Opinion
CIVIL ACTION, No. 00-36.
November 25, 2009
MEMORANDUM
This is a civil rights action arising from state court mortgage foreclosure proceedings. On February 8, 2000, the late Honorable Clarence C. Newcomer dismissed with prejudice plaintiff's claims in this action. Docket no. 6. Plaintiff's subsequently filed motions for reconsideration and summary judgment were denied, and plaintiff ordered not to file "any action similar or identical in substance to the action dismissed herein without leave of court." April 4, 2000 order, docket no. 11. Further motions for relief were denied as meritless by the district court, August 12, 2002 order, docket no. 19, and a petition for writ of mandamus was denied by the Court of Appeals, June 22, 2005 order, docket no. 28.
This is one of more than twenty actions filed in this district by plaintiff Arthur O. Armstrong. See Armstrong v. School Dist. of Phila., 1999 WL 773507, at *1 (E.D. Pa. Sept. 29, 1999) (describing plaintiff's litigation history and enjoining plaintiff "from filing any further papers in any case, either pending or terminated, in the Eastern District of Pennsylvania, without first obtaining leave of this Court.") Plaintiff has also been sanctioned and enjoined from engaging in abusive litigation in the United State District Court for the Middle District of North Carolina, Durham Division. See Armstrong v. Koury Corp., 16 F.Supp.2d 616 (M.D.N.C. 1998).
Plaintiff now requests that this action be re-opened, and that his amended complaint and motion for summary judgment be accepted for filing. The proposed amended complaint attached to docket no. 31 refers to conduct of the defendants that occurred, at the latest, on November 10, 1998, when, according to the proposed amended complaint, plaintiff's residential property was sold at sheriff's sale. Proposed amended complaint, ¶ 26.
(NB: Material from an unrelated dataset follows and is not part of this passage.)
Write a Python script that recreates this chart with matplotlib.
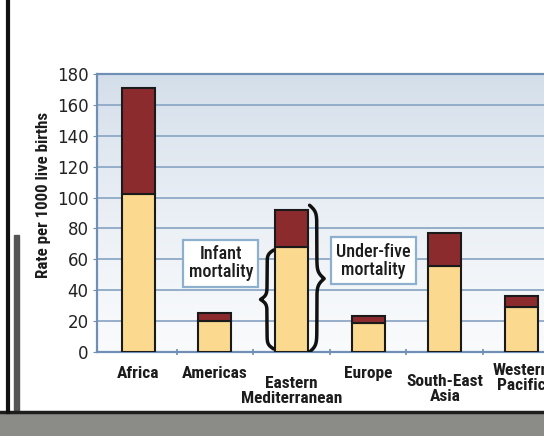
import numpy as np
import matplotlib
matplotlib.use("Agg")
import matplotlib.pyplot as plt
from matplotlib.patches import Rectangle
from matplotlib.lines import Line2D

# ---------------- data ----------------
regions = ["Africa", "Americas", "Eastern\nMediterranean", "Europe",
           "South-East\nAsia", "Western\nPacific"]
infant_mortality = [102, 20, 68, 19, 56, 29]
under_five_mortality = [171, 25, 92, 23, 77, 36]
y_ticks = [0, 20, 40, 60, 80, 100, 120, 140, 160, 180]
y_label = "Rate per 1000 live births"
infant_text = "Infant\nmortality"
under_five_text = "Under-five\nmortality"

# layout only (pixel offsets of category labels below the axis)
label_offsets = [21, 21, 39, 21, 37, 26]

W, H = 544, 436
fig = plt.figure(figsize=(W / 100, H / 100), dpi=100)
fig.patch.set_facecolor("white")

narrow = ["Roboto Condensed", "Archivo Narrow", "DejaVu Sans"]

ax = fig.add_axes([97 / W, (H - 352) / H, 478 / W, (352 - 74) / H])

# background gradient
g = np.linspace(0, 1, 256) ** 1.3
top = np.array([0.830, 0.872, 0.918])
bot = np.array([0.975, 0.982, 0.988])
rgb = bot[None, :] + (top - bot)[None, :] * g[:, None]
ax.imshow(rgb[:, None, :], extent=[0, 1, 0, 1], transform=ax.transAxes,
          aspect="auto", origin="lower", zorder=0)
ax.set_xlim(-0.54, 5.7)
ax.set_ylim(0, 180)

frame_col = "#6f8fb4"
grid_col = "#8ea9c6"
for yv in y_ticks[1:-1]:
    ax.axhline(yv, color=grid_col, lw=1.3, zorder=1)

x = np.arange(len(regions))
bw = 0.43
yellow = "#fbd98f"
maroon = "#8c2b2e"
extra = [u - i for u, i in zip(under_five_mortality, infant_mortality)]
ax.bar(x, infant_mortality, width=bw, color=yellow, edgecolor="#1a1a1a",
       lw=1.5, zorder=3)
ax.bar(x, extra, bottom=infant_mortality, width=bw, color=maroon,
       edgecolor="#1a1a1a", lw=1.5, zorder=3)

for s in ["left", "top", "bottom"]:
    ax.spines[s].set_color(frame_col)
    ax.spines[s].set_linewidth(1.6)
ax.spines["right"].set_visible(False)

ax.set_yticks(y_ticks)
ax.set_yticklabels([str(v) for v in y_ticks], fontsize=12,
                   family="DejaVu Sans", color="#222222")
ax.tick_params(axis="y", length=3, color=frame_col, pad=3)
ax.set_xticks([])
ax.set_xticks(x[:-1] + 0.5, minor=True)
ax.tick_params(axis="x", which="minor", length=5, direction="inout",
               color=frame_col, width=1.2)

for i, (lab, off) in enumerate(zip(regions, label_offsets)):
    ax.annotate(lab, xy=(i, 0), xycoords=("data", "axes fraction"),
                xytext=(0, -off), textcoords="offset pixels",
                ha="center", va="center", fontsize=12.5, fontweight="bold",
                family=narrow, color="#1c1c1c", linespacing=1.0,
                annotation_clip=False)

fig.text(44 / W, 1 - 195 / H, y_label, rotation=90, ha="center",
         va="center", fontsize=12.2, fontweight="bold", family=narrow,
         color="#1c1c1c")

box = dict(boxstyle="square,pad=0.3", fc="white", ec="#8db0cf", lw=1.6)
ax.text(1.077, 57.5, infant_text, ha="center", va="center", fontsize=13,
        fontweight="medium", family=narrow, color="#1c1c1c", bbox=box,
        zorder=5, linespacing=1.0)
ax.text(3.07, 59, under_five_text, ha="center", va="center", fontsize=13,
        fontweight="medium", family=narrow, color="#1c1c1c", bbox=box,
        zorder=5, linespacing=1.0)


def brace(ax, x_base, x_tip, y0, y1, beta=45.0):
    n = 300
    half = np.linspace(0, 0.5, n)
    p = 1 / (1 + np.exp(-beta * half)) + 1 / (1 + np.exp(-beta * (half - 0.5)))
    p = (p - p[0]) / (p[-1] - p[0])
    prof = np.concatenate([p, p[::-1]])
    s = np.concatenate([half, 1 - half[::-1]])
    ys = y0 + (y1 - y0) * s
    xs = x_base + (x_tip - x_base) * prof
    ax.plot(xs, ys, color="#111111", lw=2.5, zorder=6, solid_capstyle="round")


k = 2
brace(ax, k - bw / 2 - 0.02, k - bw / 2 - 0.19, 2, infant_mortality[k] - 2)
brace(ax, k + bw / 2 + 0.02, k + bw / 2 + 0.21, 0, under_five_mortality[k] + 3)

# page decorations (photo edges)
fig.patches.append(Rectangle((0, 0), 1, 23 / H, transform=fig.transFigure,
                             color="#8b8b87", zorder=0))
fig.lines.append(Line2D([0, 1], [24 / H, 24 / H], transform=fig.transFigure,
                        color="#1e1e1e", lw=2.5))
fig.lines.append(Line2D([7.5 / W, 7.5 / W], [24 / H, 1], transform=fig.transFigure,
                        color="#111111", lw=3))
fig.patches.append(Rectangle((14 / W, 24 / H), 5 / W, (412 - 235) / H,
                             transform=fig.transFigure, color="#555555",
                             zorder=0))

fig.savefig("out.png", dpi=100, facecolor="white")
Plaintiff does not explain why this court's review of an eleven-year-old state court mortgage foreclosure action is not barred by the applicable statute of limitations, principles of res judicata, or the Rooker-Feldman doctrine, and does not explain what state action forms the basis of his claim.Nanya-Nashut v. Centex Home Equity Corp., 2003 WL 22871667, at *2 (E.D. Pa., Dec. 2, 2003), citing Shipley v. First Fed. Sav. Loan Ass'n. of Del., 703 F. Supp. 1122, 1129-301 (D. Del. 1998),aff'd, 877 F.3d 57 (3d Cir. 1987) ("Even when a bank and an attorney utilize state foreclosure procedures, that will not constitute state action."). He does not explain how his proposed amended complaint "cures all defects" found by Judge Newcomer.
Plaintiff's request to pursue this litigation is meritless and his motions must be denied.